O que faço com os diplomas de advogada, especialista e mestra? Pior que ainda quero fazer doutorado, pesquisar mais. Mas durante e depois, como faço, o que faço com esse doutorado? Onde trabalharei? Vivo de quê? Sustento minha filha e os sonhos que tenho para nós com o quê? 

Antes dela se tornar um ser concreto, com um rosto que amo cada vez mais e mais, não tinha dimensão de tudo isso, de tudo o que gostaria de ter e dos empecilhos para tal. Que concurso farei? Se tiver, será que passarei? Que lugar vai me contratar? O dinheiro, se vier, será que será suficiente? Eu não sei, é isso o que sei, porque prefiro me apegar a dúvida do que a uma certeza do não.  Não sei se um dia conseguirei colocar minha filha na natação, se vou poder pagar a escola mais barata do bairro, o seu plano de saúde e o que mais uma criança precisa ao longo da vida.

Tenho certeza da minha frustração porque a receita de bolo que me deram solou. Meu bolo ficou pesado, com gosto de queimado, e por mais que eu tente reproduzir a receita ele não cresce e tenho que comer ele ainda assim porque é tudo que eu conheço e que posso fazer.

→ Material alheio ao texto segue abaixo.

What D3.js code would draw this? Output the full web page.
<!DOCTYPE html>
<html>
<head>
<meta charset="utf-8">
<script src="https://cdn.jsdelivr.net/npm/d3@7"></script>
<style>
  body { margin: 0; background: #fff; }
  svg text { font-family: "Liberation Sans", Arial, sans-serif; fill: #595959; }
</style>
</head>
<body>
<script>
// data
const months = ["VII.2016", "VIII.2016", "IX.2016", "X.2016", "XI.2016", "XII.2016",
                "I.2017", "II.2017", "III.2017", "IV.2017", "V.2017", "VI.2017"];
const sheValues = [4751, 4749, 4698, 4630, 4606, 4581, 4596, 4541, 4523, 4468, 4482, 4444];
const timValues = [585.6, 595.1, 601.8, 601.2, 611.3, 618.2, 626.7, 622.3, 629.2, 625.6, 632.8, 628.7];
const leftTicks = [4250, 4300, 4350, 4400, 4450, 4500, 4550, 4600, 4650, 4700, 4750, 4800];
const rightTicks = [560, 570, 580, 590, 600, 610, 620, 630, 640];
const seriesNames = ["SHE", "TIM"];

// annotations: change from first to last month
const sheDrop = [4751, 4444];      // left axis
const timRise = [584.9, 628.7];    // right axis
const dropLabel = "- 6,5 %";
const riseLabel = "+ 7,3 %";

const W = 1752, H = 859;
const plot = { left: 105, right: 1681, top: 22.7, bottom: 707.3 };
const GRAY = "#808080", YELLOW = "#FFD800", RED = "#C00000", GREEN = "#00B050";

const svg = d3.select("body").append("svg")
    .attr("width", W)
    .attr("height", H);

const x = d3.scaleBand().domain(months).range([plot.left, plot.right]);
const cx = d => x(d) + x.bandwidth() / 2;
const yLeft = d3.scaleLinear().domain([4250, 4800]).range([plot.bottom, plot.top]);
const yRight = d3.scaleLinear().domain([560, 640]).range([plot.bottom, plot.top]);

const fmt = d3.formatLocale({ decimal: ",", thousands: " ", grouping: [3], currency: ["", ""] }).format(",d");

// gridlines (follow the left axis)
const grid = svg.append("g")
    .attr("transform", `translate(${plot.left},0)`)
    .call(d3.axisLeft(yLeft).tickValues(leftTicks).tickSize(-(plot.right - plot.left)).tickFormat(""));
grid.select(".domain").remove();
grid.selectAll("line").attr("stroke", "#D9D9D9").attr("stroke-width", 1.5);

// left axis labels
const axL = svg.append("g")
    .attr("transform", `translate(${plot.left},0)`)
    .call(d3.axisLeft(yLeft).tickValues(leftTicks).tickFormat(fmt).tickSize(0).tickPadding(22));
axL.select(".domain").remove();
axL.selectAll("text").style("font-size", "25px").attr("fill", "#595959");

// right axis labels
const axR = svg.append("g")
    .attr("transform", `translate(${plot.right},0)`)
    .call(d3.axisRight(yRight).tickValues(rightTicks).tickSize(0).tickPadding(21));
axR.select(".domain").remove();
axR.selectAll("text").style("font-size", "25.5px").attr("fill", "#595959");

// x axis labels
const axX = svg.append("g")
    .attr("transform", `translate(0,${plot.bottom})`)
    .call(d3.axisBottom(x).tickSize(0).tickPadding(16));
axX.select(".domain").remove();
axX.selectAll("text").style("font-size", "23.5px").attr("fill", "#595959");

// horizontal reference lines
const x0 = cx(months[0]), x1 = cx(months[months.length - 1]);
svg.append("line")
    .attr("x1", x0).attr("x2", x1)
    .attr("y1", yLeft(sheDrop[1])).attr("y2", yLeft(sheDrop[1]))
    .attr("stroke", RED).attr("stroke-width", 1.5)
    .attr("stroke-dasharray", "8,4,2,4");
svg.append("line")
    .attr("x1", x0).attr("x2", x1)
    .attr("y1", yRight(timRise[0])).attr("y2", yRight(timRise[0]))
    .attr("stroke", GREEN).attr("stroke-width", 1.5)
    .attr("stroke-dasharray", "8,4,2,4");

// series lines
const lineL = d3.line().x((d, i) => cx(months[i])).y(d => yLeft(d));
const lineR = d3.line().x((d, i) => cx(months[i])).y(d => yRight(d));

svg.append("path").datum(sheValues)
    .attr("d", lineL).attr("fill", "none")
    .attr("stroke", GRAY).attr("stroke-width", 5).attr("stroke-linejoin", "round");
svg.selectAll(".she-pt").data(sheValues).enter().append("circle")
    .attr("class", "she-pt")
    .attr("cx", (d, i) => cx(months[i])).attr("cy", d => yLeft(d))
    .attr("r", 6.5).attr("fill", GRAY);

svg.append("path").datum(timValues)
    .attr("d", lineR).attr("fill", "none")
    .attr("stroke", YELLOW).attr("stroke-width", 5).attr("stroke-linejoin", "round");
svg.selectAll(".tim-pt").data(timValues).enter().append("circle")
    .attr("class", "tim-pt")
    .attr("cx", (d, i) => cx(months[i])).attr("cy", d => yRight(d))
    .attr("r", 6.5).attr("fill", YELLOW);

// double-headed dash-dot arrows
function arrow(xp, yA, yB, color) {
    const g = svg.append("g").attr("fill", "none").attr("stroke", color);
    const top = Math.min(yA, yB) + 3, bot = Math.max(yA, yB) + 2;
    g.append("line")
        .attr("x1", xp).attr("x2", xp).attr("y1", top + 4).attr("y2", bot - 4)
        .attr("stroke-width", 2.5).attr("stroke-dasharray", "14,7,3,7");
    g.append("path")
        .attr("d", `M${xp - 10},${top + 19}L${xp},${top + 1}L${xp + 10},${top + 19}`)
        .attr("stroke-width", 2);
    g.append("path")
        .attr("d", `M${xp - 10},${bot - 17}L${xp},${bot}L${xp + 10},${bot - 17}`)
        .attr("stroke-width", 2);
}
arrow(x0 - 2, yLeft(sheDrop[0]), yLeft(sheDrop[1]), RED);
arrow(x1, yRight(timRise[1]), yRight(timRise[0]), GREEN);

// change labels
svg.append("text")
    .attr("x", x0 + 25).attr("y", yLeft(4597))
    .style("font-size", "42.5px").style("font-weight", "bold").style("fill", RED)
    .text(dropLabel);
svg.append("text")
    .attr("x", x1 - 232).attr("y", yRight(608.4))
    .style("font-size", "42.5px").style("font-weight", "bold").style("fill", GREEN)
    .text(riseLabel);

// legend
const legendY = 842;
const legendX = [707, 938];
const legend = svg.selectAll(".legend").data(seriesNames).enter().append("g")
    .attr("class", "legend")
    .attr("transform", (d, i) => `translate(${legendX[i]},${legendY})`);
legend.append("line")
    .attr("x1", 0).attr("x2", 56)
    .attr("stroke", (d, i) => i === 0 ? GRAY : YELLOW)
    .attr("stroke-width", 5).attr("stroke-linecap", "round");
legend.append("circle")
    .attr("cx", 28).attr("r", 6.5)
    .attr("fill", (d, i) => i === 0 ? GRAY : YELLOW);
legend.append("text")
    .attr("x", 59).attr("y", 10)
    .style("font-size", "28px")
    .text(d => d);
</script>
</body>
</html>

Eu queria ter iniciado esse ano com esperança de que as coisas vão dar certo para mim e minha família. Não falo sobre ser rica, disso certamente tenho uma certeza – não vou ser – por razões que aqui não estou disposta a tratar, mas basta dizer que não sou herdeira de uma fortuna e que trabalhar sempre foi uma necessidade. Falo sobre o que considero que todos deveriam poder ter e desejar para si, para os seus e os não seus. Vida digna, saúde, lazer, educação, cultura, viajar, comer, sonhar em conhecer um país, imaginar uma realidade na qual não precise ter medo de não ter o dinheiro do aluguel, do condomínio, da conta de luz, do mercado, o medo da falta.

Meu propósito hoje é ter alguma certeza na vida além da que nada é ou será como eu gostaria que fosse. Queria que esse começo de ano fosse mais otimista, eu costumava ser mais otimista, mas contraditoriamente, o motivo da minha alegria diária me leva a enxergar, de forma mais clara, coisas que eu nem estava procurando. É isso, não tenho desfecho para esse texto, não tem mensagem bonita para o final, só um propósito meio morto em um ano que mal começou.

As métricas do amor: como avaliamos as demonstrações de amor

Como medimos e analisamos as ações das pessoas e a partir delas tiramos conclusões sobre o tamanho do amor que elas sentem por nós e pelos outros? Como julgamos a forma dos outros de demonstrar afeto a partir das nossas realidades e do nosso entendimento, que não é só nosso?

O nosso modelo/concepção do que é amor é parte do nosso processo, das nossas vivências e construções familiares e sociais. O que não quer dizer que seja melhor ou mais certa que as outras, e nem errada. Não é possível e, mesmo que fosse, não seria saudável querer que a outra (o) atenda aos requisitos da nossa métrica.

Achar que é possível perceber a intensidade do amor de alguém por meio de atos que correspondem com expectativas do que se entende como demonstração de amor é um equívoco, que faz mal para si e para os outros sob os quais recaem essas valorações e análises.

Reforçar aspectos positivos das ações das pessoas pode ser algo benéfico, que anima e incentiva a sua continuidade. Mas isso, em certa medida, pode gerar uma cobrança (interna e externa), uma necessidade de satisfazer os anseios dos outros, de estar sempre provando e reafirmando esse amor. O que pode ser cansativo e doloroso, e que pode levar a perda da espontaneidade, da autenticidade… a perda do “seu lugar” no mundo e a perda de si.

Por passar a enxergar que a sua forma de amar não é a mesma que a das pessoas a sua volta, podemos incorrer em pensamentos de que o nosso jeito de amar é errado, ou até mesmo de que o que sentimos não é amor, que não somos pessoas boas por causa disso. É preciso cuidado com a forma que nos comunicamos e somos comunicados acerca do amor. Isso porque, podemos transferir para a outra (o) por meio de uma simples conversa, aparentemente inofensiva (ou não), nossas ansiedades e limitações.

Viver em conjunto, estabelecer conexões, seja com amigos, colegas de trabalho ou familiares é um ato de compartilhamento de ideias, sentimentos e tantas outras coisas, por isso parece importante refletir sobre o fato de que não existe apenas uma forma de amar, de demonstrar afeto e de ser família.

Me parece que uma das grandes formas de se demonstrar amor é o autoconhecimento,  a separação entre o que é “nosso” e o que é do “outro”, e no limite do que for possível buscar dialogar com o outro e encontrar pontos de encontro e buscar pensar sobre as diferenças.